**Problem to solve:** Report the count of lines holding "document" in the records, with no other words.

───── Input for this task ─────

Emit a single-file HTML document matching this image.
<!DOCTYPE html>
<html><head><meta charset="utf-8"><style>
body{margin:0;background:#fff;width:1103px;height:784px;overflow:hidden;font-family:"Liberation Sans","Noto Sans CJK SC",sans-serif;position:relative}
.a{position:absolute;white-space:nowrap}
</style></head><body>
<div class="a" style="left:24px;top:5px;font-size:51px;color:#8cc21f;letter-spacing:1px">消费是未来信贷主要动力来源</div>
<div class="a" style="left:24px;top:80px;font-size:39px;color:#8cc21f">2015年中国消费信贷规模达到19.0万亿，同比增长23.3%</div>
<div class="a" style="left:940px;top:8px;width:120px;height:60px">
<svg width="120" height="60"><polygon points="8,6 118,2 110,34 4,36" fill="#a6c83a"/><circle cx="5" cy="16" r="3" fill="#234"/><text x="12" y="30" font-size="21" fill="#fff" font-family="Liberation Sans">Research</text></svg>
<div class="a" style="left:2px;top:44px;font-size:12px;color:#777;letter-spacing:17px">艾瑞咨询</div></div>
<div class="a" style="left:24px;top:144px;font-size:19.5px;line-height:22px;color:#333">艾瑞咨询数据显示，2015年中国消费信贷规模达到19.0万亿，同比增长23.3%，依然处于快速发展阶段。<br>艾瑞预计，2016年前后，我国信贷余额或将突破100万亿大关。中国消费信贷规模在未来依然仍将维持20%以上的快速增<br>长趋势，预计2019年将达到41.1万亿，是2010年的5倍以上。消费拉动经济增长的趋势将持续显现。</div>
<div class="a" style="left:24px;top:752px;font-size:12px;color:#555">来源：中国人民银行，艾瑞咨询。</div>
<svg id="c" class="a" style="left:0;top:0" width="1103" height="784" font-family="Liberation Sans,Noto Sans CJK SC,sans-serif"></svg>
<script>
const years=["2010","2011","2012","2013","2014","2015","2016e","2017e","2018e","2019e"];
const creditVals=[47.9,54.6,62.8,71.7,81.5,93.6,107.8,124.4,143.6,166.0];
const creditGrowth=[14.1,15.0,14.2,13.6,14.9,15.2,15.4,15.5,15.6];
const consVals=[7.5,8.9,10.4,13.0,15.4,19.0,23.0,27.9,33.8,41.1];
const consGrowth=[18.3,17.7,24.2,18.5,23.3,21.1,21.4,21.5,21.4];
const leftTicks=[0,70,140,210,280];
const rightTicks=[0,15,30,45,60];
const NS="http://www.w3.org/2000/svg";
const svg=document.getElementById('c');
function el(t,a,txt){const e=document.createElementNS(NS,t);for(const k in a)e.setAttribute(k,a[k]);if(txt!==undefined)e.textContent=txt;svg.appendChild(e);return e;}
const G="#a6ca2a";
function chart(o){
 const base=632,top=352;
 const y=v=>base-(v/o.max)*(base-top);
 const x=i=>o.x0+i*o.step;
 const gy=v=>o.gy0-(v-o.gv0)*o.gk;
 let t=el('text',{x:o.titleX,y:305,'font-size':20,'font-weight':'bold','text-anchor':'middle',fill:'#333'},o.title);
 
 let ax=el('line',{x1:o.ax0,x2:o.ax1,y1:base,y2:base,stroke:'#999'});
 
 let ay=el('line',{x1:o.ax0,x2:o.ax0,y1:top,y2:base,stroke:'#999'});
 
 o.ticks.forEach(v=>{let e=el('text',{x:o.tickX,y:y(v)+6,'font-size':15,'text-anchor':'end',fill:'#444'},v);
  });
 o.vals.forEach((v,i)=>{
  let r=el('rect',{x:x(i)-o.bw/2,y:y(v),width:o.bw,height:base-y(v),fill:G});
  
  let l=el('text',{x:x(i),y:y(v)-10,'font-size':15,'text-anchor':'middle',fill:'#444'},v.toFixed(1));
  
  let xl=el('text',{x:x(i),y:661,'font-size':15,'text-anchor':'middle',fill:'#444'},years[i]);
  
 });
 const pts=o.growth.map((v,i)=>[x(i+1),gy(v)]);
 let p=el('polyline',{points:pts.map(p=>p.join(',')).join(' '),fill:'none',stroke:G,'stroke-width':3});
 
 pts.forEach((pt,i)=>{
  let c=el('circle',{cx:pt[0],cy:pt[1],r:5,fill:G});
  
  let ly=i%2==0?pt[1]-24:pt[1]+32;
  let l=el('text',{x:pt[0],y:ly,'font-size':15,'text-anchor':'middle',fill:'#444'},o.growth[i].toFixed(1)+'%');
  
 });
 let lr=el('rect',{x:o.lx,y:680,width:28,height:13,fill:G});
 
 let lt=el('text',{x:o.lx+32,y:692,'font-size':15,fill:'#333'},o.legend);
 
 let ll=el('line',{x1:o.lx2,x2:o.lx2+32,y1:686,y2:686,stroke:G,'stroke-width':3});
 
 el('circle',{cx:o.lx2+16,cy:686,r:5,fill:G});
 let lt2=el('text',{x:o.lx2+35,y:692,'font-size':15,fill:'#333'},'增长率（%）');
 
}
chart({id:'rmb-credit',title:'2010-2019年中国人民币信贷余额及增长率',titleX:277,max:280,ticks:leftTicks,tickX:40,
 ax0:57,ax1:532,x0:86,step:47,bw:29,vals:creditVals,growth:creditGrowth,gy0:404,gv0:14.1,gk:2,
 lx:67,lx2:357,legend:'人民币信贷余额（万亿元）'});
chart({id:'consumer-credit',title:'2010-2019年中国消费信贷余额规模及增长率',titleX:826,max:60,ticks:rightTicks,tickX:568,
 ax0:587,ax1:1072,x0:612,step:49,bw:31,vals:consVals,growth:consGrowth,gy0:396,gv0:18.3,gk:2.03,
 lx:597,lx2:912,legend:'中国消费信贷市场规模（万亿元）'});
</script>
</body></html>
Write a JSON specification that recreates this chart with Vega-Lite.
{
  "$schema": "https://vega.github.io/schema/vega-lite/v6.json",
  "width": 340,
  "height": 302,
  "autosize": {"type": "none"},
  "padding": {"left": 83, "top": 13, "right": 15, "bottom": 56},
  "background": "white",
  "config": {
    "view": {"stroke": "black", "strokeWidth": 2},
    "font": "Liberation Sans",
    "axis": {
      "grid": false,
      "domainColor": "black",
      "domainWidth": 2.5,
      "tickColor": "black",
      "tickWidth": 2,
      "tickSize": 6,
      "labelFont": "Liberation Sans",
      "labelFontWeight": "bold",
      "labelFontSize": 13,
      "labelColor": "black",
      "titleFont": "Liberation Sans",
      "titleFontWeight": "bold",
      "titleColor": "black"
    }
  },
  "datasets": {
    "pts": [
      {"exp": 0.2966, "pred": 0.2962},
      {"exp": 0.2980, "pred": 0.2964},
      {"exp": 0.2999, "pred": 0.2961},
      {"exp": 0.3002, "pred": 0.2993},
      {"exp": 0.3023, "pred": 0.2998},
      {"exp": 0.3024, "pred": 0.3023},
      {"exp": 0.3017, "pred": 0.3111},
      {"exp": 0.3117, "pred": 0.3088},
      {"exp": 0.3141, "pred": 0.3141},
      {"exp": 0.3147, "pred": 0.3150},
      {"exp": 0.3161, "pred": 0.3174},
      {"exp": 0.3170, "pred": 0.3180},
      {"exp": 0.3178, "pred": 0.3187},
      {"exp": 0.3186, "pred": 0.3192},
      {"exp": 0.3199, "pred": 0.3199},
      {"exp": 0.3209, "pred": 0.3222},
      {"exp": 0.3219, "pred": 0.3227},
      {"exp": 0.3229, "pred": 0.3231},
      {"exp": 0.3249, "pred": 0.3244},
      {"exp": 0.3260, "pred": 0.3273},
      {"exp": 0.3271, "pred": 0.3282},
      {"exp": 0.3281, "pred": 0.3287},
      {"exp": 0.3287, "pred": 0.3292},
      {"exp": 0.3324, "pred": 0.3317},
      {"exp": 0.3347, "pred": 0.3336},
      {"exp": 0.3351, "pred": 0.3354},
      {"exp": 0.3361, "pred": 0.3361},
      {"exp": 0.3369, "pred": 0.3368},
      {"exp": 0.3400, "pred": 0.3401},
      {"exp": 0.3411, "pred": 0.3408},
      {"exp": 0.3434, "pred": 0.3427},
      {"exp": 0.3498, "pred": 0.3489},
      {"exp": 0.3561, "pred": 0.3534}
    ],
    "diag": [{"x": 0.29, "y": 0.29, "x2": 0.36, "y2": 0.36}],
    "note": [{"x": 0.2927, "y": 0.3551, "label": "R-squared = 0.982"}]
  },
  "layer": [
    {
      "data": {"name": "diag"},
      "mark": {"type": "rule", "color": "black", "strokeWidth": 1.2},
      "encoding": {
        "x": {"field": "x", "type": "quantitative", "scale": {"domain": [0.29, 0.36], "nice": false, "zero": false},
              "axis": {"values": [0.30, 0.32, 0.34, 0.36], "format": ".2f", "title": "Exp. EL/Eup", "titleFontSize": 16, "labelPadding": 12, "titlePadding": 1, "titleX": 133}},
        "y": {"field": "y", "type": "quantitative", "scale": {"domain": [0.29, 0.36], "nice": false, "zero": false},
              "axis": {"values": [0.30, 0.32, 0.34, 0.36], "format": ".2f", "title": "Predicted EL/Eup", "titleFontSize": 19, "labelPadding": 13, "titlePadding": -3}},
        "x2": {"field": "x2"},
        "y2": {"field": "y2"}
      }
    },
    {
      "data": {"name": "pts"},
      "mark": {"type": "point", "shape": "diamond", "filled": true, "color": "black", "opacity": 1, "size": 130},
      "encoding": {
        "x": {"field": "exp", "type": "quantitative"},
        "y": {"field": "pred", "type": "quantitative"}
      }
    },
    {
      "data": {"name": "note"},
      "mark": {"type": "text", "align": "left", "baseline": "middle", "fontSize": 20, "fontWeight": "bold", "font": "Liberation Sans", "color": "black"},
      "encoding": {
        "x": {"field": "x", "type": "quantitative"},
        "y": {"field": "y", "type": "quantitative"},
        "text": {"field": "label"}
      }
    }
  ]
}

─────

**Exercise result:** 3